Busting the stereotype of battling in-laws, Toby Saltzman finds solace in her sons’ wives when a health crisis strikes

Tears cloud my eyes as I recline in the spa sanctuary, not for sad, as you may imagine, but for happy, knowing that, while facing life’s most difficult time since my husband Ken’s sudden diagnosis with a rare form of lung cancer, I am blessed with the sustenance of two daughters-in-law, whose warm-hearted care runs beyond all expressions of words. Snuggled under a cashmere cover, my mind wanders to the incredible day we learned disease had seized this vibrant man who never smoked, exercised daily, loved his work, lived a healthy lifestyle and had no such family history.

First, we cried, pondering unanswerable questions that defy sense and faith. When Ken and our three sons decided depressive thoughts were not productive, we pinned hopes on the oncologist and the newest chemotherapy drug, resolving to pose positive.

Feigning fortitude while fighting off unwelcome subliminal images of the future for my love – who’d been my teenage sweetheart, then husband for 47-plus years – I retreated to seclusion, dedicating time only to Ken and wrapping myself into myself. That’s when daughters-in-law Jill and Joanna began massaging my soul with emotional healing. They called frequently, reminding me each time: “You are not alone. We’re a family. We’ll work through this together.”

Ultimately, they convinced me to loosen up. “Share feelings with your closest friends … they’ll want to support you,” they urged. And they were right. It wasn’t easy for Jill and Jo to stretch time between their own work schedules and shuttling my grandchildren to school and activities, yet they embraced Ken and me with attention, making life immeasurably easier.

Toby-Joanna-Jill

Besides preparing and delivering meals, they took turns hosting the weekly family dinners that Ken and I had always loved planning, if only to see our brood gather around the dining table before the little ones would slide off their seats and run to play in the den. They delivered lunches for chemotherapy days at the hospital, where our sons thankfully skewed their schedules to join us with spirit-boosting stories. And after each tiring treatment, we returned home to find a surprise, often a panel crafted with family pictures and cute phrases touting family love and togetherness.

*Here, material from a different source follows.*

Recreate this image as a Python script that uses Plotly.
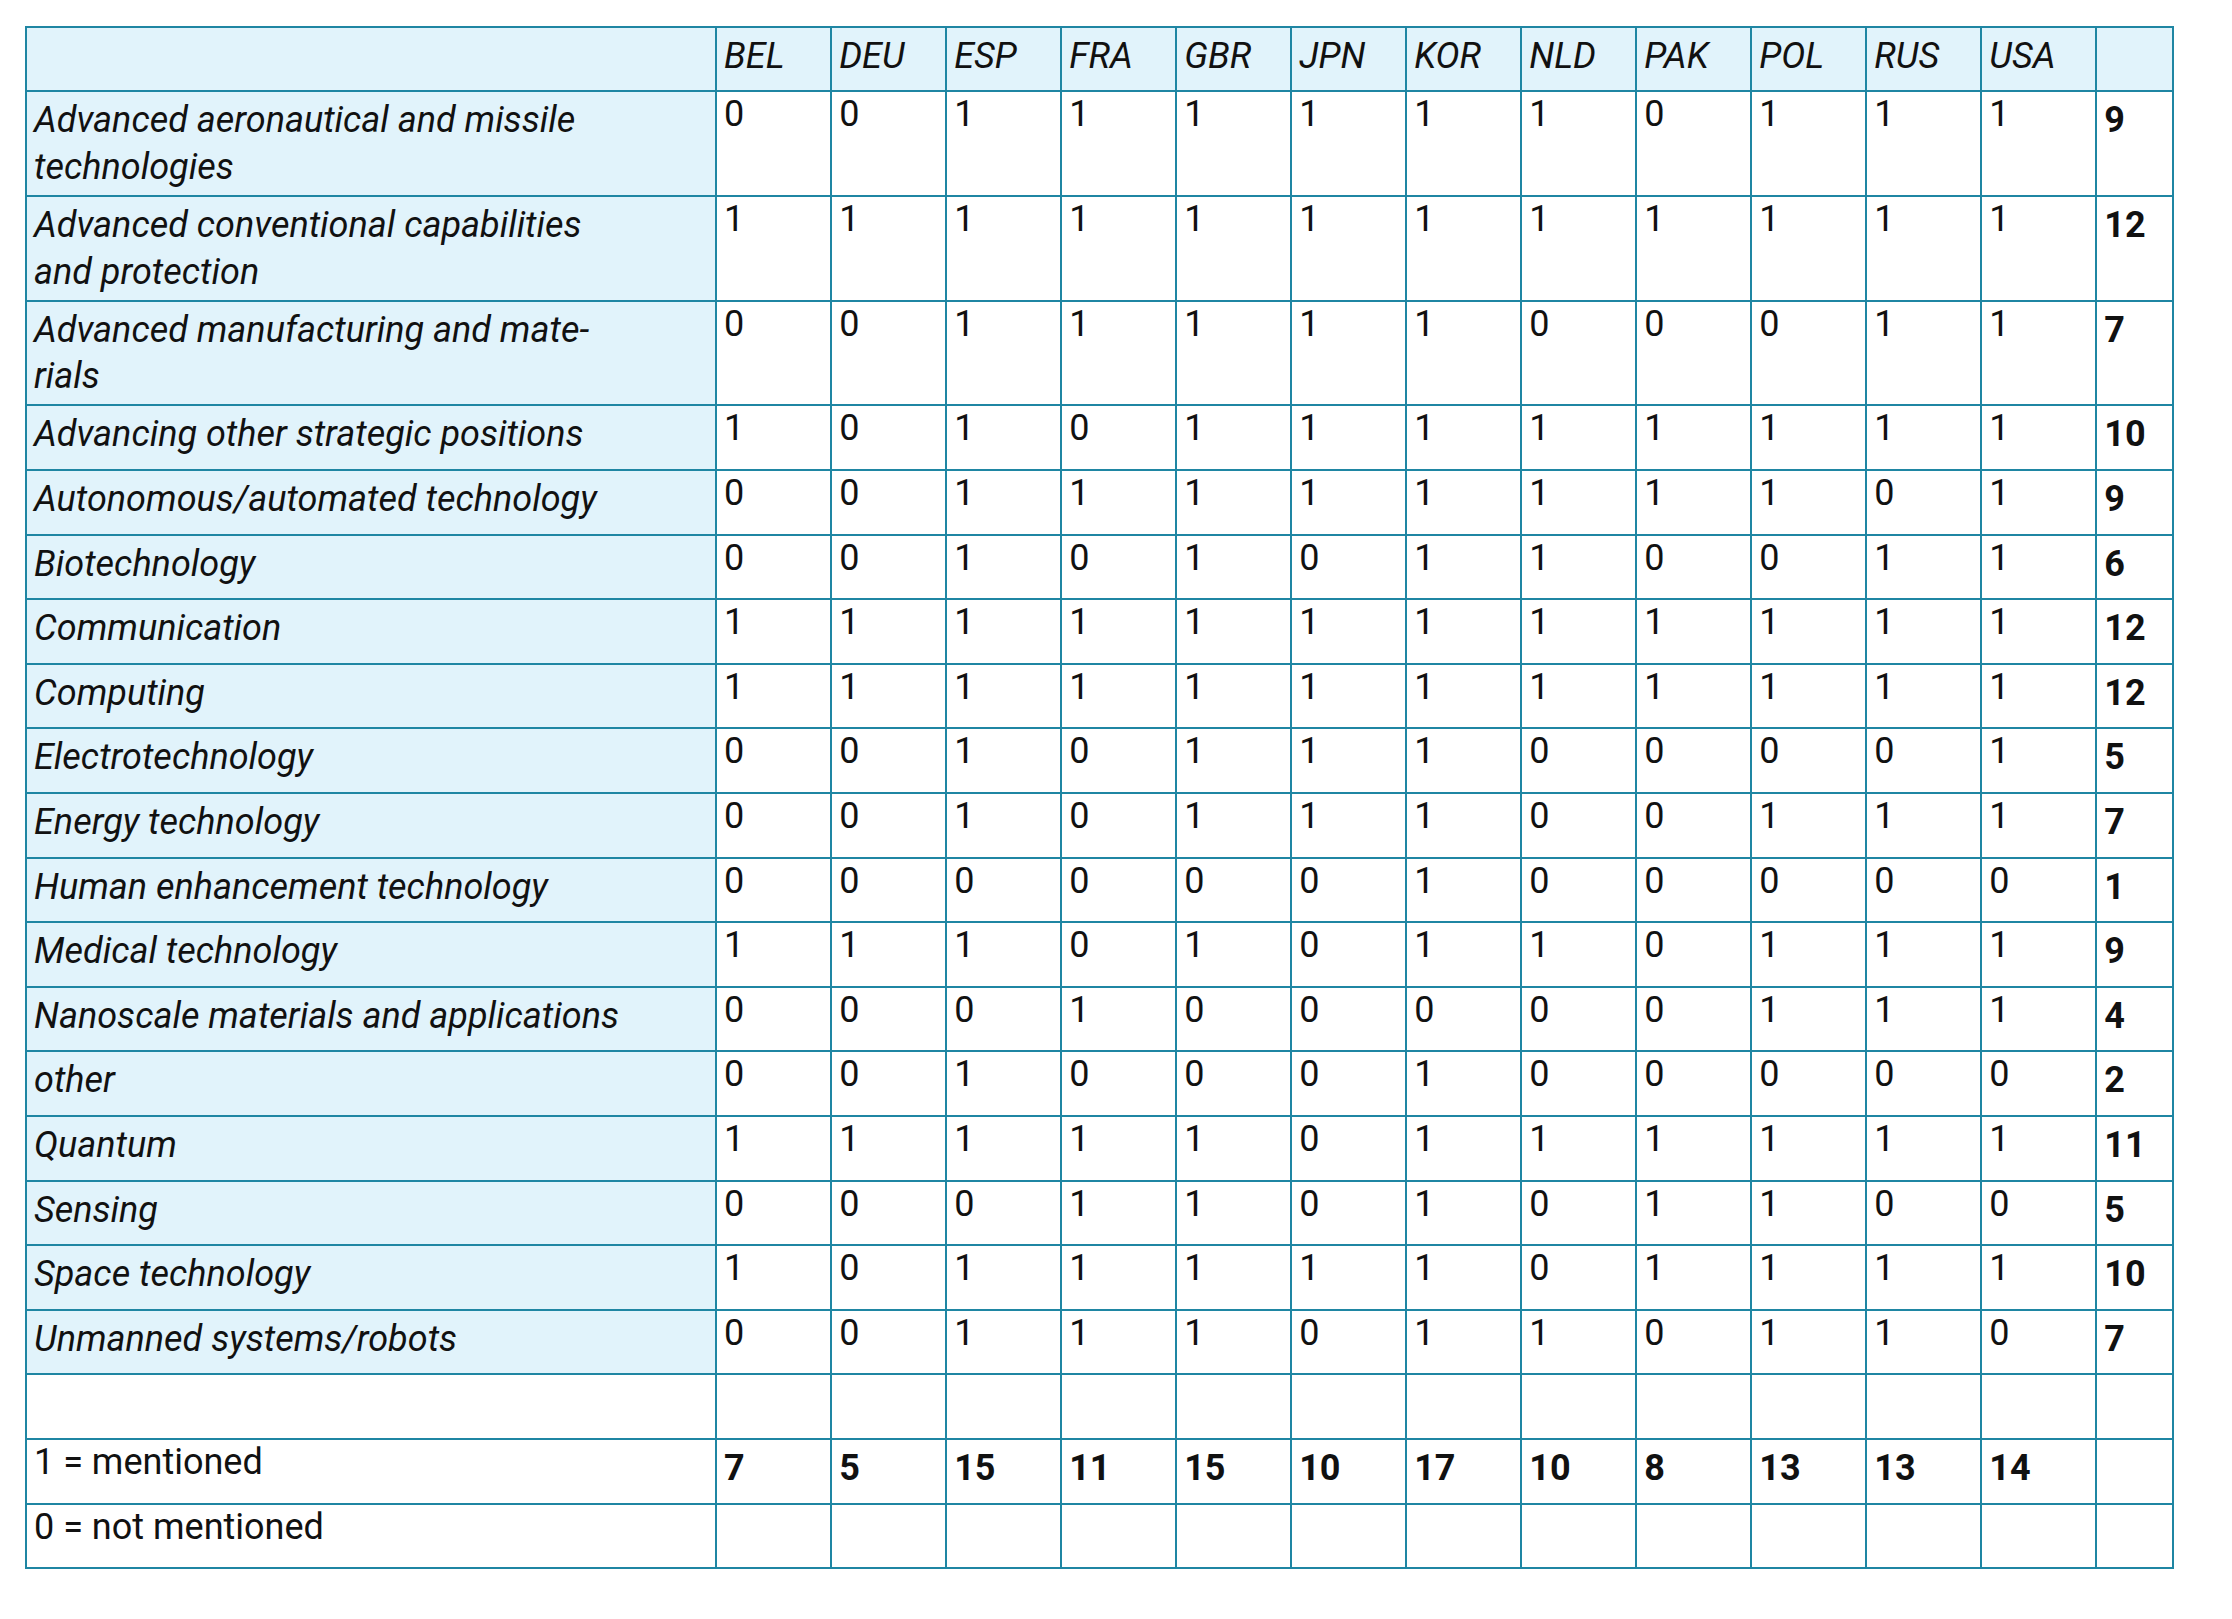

Just when I was feeling that the good life Ken and I had strived to build was spiralling away, Jill’s and Jo’s genuine sentiments nudged us to appreciate that our family life was as loving as ever.

It was a yearning to show gratitude for buoying me up when I was psychologically drowning that brings me here, to the lovely and serene sanctuary at The Ritz-Carlton, Toronto Spa. Lest you think it lavish to offer facials, body scrubs and hot stone massages, I value our time here as much a personal treat for the world’s best daughters-in-law as it is an investment in family bonding.

Thankfully, my eyes clear as Jill and Jo appear, glowing from pampering programs boosted with the spa’s potions. Over lunch – while still clad in satiny robes – we laugh about the indulgent cachet of devoting time to ourselves, being in a bubble beyond cares and routines. When they flow the conversation to my writing and inspirations, I know they are subtly soothing me back to creative work. Tears appear again as I realize their concern for me is so wonderfully endearing.

As we leave the spa, promising to return another day, I recall a quote from years ago: “A daughter’s a daughter for the rest of your life, but a son is a son till he marries a wife.” Clearly, that person didn’t know the joys of caring daughters-in-law.